[WHAT THE TASK REQUIRES]:
Using the data below, return word for word every line from the one holding "What D3.js code" down to the one holding "const yR = d3.scaleLinear().domain([0,0.7]).range([360,16]);". Leave pictures out.

[Source code of charts]
- - - - -

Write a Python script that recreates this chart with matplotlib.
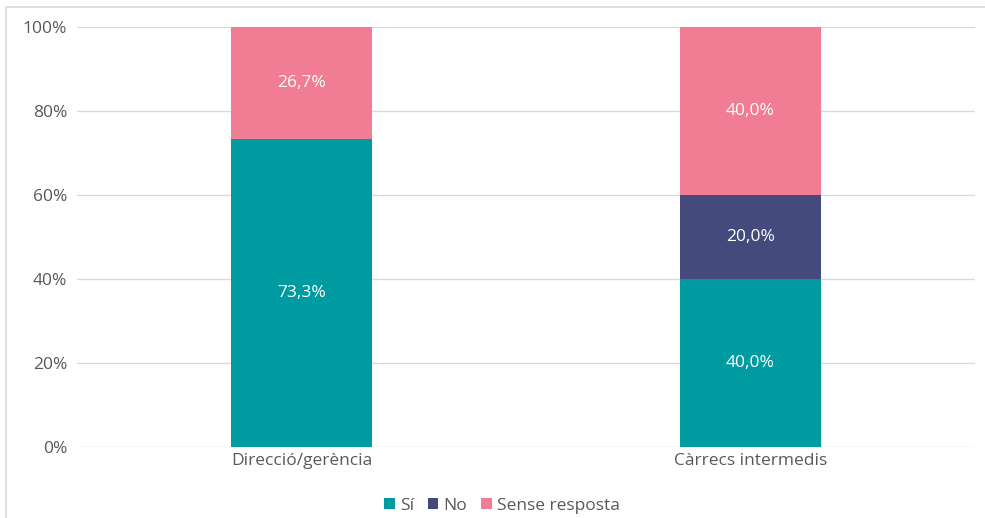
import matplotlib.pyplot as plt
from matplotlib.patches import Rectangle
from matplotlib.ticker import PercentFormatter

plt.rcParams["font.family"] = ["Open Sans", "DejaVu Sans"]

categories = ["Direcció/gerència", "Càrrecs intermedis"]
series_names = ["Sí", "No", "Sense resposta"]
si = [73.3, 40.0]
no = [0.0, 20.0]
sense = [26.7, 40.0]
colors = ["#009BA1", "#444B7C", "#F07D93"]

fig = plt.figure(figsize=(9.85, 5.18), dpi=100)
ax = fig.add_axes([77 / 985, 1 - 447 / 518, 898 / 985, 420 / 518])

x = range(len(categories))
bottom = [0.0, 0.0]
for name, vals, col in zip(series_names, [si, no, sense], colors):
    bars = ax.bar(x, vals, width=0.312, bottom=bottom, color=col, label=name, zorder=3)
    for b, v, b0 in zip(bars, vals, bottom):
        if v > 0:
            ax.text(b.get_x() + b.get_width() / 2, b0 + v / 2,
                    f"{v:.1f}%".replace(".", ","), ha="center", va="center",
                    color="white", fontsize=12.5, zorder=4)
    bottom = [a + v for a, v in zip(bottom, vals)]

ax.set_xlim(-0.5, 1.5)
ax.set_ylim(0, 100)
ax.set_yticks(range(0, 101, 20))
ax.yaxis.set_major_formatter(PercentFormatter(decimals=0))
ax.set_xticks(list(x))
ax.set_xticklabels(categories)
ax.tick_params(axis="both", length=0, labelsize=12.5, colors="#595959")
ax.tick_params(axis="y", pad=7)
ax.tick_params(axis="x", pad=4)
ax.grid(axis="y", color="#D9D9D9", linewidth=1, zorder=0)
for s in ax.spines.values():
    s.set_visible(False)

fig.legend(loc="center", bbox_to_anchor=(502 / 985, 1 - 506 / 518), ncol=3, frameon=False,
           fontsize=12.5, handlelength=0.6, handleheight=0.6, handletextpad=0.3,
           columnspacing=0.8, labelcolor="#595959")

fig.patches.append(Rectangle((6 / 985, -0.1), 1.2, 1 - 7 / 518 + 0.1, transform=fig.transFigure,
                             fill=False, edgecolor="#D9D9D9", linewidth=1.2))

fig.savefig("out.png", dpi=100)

- - - - -

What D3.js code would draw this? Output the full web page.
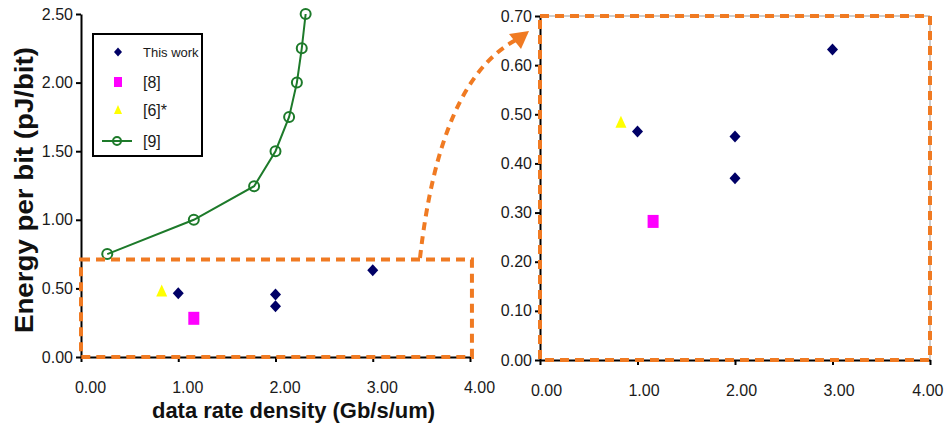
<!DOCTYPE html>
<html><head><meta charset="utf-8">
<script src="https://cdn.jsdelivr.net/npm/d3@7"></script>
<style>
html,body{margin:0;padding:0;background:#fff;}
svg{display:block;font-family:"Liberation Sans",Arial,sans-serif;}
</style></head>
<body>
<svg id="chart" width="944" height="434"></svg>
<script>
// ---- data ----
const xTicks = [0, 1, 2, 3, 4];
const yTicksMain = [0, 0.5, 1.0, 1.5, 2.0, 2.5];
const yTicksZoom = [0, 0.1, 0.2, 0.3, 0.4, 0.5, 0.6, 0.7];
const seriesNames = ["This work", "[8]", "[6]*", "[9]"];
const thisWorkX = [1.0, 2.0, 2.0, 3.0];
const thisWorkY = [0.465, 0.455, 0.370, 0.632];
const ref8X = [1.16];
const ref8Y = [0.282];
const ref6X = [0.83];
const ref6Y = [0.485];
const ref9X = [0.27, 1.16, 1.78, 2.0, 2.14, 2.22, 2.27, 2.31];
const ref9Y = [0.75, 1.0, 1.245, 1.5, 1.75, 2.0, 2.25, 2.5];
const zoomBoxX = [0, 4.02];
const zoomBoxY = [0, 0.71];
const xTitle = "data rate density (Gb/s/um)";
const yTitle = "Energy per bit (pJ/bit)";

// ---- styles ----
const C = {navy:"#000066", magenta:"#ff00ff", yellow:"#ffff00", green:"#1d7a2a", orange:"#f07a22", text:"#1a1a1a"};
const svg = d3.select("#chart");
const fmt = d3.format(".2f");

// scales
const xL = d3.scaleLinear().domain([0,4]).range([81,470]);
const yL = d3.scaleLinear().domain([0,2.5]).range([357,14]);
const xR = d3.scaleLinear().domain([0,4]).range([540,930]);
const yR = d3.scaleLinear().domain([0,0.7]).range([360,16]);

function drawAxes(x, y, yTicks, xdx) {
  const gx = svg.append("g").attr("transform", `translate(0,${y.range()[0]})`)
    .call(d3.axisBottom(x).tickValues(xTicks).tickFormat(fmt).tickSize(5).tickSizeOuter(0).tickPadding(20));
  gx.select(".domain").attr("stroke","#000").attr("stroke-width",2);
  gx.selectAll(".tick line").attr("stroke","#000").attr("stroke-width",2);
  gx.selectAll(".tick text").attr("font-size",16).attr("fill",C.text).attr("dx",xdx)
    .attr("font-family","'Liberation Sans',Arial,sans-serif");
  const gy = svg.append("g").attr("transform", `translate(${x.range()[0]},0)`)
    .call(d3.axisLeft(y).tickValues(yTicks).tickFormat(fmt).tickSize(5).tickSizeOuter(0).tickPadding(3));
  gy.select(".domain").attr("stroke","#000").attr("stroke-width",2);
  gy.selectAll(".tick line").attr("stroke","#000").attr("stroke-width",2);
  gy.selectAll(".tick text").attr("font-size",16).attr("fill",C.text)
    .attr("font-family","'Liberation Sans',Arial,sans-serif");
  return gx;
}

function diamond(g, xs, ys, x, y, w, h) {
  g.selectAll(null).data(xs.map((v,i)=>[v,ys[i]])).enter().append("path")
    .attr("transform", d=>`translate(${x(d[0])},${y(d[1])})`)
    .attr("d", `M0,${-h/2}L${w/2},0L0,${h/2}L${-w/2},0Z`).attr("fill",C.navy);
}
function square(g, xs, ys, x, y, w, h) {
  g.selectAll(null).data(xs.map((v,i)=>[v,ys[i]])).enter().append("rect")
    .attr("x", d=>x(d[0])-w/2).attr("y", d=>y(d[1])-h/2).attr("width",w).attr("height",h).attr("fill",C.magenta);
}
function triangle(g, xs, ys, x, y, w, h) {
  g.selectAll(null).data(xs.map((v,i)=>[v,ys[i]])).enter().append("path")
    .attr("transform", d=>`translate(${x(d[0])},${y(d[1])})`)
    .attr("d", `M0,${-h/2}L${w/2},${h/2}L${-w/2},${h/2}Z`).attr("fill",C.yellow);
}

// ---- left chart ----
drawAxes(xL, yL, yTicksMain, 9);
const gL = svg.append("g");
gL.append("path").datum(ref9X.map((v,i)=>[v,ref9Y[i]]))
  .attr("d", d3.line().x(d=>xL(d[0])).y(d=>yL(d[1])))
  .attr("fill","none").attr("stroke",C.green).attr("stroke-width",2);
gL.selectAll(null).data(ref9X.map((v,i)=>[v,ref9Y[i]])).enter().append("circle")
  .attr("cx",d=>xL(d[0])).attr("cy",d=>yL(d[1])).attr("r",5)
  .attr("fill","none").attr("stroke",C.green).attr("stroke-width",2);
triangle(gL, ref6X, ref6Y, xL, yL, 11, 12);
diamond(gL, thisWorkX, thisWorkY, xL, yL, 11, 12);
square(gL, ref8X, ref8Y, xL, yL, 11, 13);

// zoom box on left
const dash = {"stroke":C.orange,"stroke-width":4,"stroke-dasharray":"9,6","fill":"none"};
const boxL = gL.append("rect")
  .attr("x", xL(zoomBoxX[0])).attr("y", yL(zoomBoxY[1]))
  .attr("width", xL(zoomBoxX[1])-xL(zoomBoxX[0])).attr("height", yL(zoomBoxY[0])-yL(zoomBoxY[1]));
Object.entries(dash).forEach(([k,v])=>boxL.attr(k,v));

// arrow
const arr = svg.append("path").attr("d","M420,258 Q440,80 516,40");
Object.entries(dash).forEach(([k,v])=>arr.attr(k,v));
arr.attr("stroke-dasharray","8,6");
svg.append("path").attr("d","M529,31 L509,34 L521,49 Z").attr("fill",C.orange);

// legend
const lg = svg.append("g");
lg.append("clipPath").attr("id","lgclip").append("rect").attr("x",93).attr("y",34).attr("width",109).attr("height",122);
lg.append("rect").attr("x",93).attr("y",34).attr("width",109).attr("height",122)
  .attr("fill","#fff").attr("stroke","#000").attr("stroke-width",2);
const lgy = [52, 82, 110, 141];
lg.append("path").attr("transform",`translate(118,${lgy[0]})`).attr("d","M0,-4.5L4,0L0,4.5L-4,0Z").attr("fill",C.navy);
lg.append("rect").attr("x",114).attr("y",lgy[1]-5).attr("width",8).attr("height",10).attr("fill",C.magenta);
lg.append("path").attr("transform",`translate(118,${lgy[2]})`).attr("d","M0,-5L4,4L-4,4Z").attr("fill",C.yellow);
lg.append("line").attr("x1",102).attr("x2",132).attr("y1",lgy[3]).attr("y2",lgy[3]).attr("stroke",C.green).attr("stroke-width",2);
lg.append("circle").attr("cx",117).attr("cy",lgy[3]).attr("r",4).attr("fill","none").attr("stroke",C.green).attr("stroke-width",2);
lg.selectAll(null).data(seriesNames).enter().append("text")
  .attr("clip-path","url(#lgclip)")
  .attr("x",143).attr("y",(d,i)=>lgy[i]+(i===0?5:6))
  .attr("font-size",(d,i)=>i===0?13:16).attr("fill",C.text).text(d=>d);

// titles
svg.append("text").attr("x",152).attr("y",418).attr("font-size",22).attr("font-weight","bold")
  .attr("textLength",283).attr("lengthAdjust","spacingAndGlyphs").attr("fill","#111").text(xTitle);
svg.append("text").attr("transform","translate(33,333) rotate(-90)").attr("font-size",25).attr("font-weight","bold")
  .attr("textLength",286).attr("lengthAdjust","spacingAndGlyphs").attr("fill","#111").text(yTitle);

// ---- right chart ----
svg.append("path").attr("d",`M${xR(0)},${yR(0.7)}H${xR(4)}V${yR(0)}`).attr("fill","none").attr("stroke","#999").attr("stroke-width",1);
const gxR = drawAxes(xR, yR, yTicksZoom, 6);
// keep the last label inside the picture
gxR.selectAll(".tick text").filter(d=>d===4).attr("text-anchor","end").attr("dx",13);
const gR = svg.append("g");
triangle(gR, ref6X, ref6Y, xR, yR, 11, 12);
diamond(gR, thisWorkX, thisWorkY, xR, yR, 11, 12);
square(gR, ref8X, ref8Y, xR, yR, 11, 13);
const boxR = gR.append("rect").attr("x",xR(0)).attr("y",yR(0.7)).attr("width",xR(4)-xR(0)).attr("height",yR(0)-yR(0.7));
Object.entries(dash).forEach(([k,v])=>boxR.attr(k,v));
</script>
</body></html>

- - - - -

[WORKED ANSWER]:
What D3.js code would draw this? Output the full web page.
<!DOCTYPE html>
<html><head><meta charset="utf-8">
<script src="https://cdn.jsdelivr.net/npm/d3@7"></script>
<style>
html,body{margin:0;padding:0;background:#fff;}
svg{display:block;font-family:"Liberation Sans",Arial,sans-serif;}
</style></head>
<body>
<svg id="chart" width="944" height="434"></svg>
<script>
// ---- data ----
const xTicks = [0, 1, 2, 3, 4];
const yTicksMain = [0, 0.5, 1.0, 1.5, 2.0, 2.5];
const yTicksZoom = [0, 0.1, 0.2, 0.3, 0.4, 0.5, 0.6, 0.7];
const seriesNames = ["This work", "[8]", "[6]*", "[9]"];
const thisWorkX = [1.0, 2.0, 2.0, 3.0];
const thisWorkY = [0.465, 0.455, 0.370, 0.632];
const ref8X = [1.16];
const ref8Y = [0.282];
const ref6X = [0.83];
const ref6Y = [0.485];
const ref9X = [0.27, 1.16, 1.78, 2.0, 2.14, 2.22, 2.27, 2.31];
const ref9Y = [0.75, 1.0, 1.245, 1.5, 1.75, 2.0, 2.25, 2.5];
const zoomBoxX = [0, 4.02];
const zoomBoxY = [0, 0.71];
const xTitle = "data rate density (Gb/s/um)";
const yTitle = "Energy per bit (pJ/bit)";

// ---- styles ----
const C = {navy:"#000066", magenta:"#ff00ff", yellow:"#ffff00", green:"#1d7a2a", orange:"#f07a22", text:"#1a1a1a"};
const svg = d3.select("#chart");
const fmt = d3.format(".2f");

// scales
const xL = d3.scaleLinear().domain([0,4]).range([81,470]);
const yL = d3.scaleLinear().domain([0,2.5]).range([357,14]);
const xR = d3.scaleLinear().domain([0,4]).range([540,930]);
const yR = d3.scaleLinear().domain([0,0.7]).range([360,16]);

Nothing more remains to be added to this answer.